**Dataset extract**:
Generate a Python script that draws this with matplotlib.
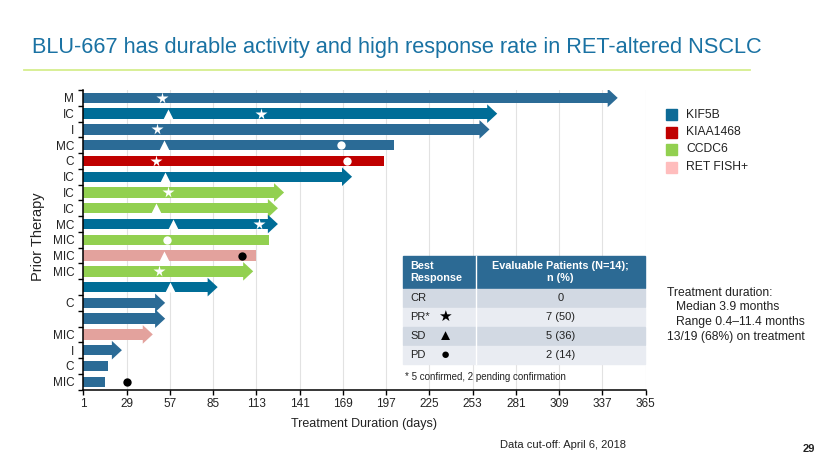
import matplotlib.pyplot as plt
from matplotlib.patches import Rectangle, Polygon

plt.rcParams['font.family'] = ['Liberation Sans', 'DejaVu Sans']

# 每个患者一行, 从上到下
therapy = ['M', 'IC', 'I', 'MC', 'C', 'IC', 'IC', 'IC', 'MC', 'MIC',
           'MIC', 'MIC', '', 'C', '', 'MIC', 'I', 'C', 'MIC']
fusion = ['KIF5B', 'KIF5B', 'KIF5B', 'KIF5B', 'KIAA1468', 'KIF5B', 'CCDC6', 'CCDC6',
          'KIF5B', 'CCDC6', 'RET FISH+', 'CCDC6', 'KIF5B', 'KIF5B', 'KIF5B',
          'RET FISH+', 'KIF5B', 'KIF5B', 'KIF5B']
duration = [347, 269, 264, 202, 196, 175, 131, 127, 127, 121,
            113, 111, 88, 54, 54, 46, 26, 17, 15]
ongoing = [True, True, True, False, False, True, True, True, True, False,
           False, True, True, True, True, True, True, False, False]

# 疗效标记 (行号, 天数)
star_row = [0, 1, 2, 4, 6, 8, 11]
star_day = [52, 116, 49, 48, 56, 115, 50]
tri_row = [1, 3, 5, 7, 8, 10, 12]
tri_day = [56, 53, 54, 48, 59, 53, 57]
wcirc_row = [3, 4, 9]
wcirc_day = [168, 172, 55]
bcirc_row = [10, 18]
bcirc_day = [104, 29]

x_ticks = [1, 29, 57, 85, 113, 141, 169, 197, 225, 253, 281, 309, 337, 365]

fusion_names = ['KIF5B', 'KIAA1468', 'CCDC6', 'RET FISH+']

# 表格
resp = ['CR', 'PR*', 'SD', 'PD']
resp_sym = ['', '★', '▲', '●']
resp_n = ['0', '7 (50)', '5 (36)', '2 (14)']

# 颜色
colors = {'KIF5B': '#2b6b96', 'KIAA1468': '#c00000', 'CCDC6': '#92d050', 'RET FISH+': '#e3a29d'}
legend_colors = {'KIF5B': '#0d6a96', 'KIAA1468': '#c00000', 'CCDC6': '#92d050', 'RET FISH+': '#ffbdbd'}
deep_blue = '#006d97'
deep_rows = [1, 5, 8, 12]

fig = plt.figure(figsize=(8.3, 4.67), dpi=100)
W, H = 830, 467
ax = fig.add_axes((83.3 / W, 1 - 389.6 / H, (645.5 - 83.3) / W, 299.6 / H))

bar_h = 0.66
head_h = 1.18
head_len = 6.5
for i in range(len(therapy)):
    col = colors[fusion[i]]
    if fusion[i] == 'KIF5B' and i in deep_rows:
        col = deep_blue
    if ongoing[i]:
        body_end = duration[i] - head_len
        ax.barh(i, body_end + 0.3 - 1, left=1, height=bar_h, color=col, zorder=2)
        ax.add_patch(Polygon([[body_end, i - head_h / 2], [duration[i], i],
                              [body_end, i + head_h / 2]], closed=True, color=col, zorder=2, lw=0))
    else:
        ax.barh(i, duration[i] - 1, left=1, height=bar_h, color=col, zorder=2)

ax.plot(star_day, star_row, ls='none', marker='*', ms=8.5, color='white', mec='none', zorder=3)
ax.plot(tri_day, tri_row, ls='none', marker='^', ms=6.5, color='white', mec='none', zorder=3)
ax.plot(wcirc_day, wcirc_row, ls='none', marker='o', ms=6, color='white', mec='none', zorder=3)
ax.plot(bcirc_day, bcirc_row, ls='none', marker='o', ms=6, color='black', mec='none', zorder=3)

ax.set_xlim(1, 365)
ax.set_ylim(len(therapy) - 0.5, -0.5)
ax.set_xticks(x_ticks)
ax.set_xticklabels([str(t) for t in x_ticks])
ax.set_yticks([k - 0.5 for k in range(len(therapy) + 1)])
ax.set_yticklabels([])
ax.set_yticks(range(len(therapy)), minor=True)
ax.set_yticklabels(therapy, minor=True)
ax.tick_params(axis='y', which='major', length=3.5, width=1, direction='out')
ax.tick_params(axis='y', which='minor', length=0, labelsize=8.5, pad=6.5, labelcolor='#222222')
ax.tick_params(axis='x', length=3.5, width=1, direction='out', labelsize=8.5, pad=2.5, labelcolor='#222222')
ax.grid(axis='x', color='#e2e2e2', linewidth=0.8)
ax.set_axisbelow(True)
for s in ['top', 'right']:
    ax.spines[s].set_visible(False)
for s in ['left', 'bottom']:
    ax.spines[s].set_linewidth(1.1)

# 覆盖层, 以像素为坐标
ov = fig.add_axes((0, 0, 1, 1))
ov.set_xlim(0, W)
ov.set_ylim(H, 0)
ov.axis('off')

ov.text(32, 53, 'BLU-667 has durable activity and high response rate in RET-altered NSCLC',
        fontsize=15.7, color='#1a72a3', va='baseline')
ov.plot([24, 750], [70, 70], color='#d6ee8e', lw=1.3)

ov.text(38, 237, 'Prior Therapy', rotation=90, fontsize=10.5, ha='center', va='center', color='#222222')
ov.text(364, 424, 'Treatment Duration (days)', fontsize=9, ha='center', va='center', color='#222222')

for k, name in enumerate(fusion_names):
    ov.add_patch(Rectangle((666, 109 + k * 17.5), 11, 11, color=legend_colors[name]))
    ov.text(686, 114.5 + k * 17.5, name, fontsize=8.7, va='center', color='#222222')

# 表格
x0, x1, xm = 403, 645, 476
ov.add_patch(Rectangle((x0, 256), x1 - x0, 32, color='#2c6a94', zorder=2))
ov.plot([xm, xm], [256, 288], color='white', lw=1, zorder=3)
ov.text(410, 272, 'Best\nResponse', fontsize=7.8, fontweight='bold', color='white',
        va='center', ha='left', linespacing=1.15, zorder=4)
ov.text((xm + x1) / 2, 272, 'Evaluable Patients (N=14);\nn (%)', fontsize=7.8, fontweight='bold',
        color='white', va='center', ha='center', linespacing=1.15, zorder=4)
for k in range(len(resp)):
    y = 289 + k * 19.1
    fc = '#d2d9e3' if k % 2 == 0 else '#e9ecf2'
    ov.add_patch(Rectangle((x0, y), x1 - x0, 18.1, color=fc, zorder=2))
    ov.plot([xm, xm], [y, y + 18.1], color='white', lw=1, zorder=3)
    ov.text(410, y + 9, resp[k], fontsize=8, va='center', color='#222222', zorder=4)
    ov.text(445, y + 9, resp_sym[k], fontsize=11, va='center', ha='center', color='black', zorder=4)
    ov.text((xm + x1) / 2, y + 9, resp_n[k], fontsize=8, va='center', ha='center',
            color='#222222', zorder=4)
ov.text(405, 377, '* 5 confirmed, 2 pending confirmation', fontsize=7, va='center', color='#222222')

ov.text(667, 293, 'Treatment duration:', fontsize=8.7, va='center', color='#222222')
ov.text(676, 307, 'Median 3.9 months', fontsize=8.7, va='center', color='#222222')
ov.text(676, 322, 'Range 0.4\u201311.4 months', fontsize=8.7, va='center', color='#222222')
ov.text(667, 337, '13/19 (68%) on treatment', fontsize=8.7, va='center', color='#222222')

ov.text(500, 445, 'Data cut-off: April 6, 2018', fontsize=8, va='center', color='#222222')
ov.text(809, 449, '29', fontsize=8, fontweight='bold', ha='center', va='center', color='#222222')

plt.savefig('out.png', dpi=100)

**Description of the task**: Begin at the first line of the data above and repeat each line exactly, stopping after the line containing "plt.rcParams['font.family'] = ['Liberation". Omit the pictures.

**Answer for the task**:
Generate a Python script that draws this with matplotlib.
import matplotlib.pyplot as plt
from matplotlib.patches import Rectangle, Polygon

plt.rcParams['font.family'] = ['Liberation Sans', 'DejaVu Sans']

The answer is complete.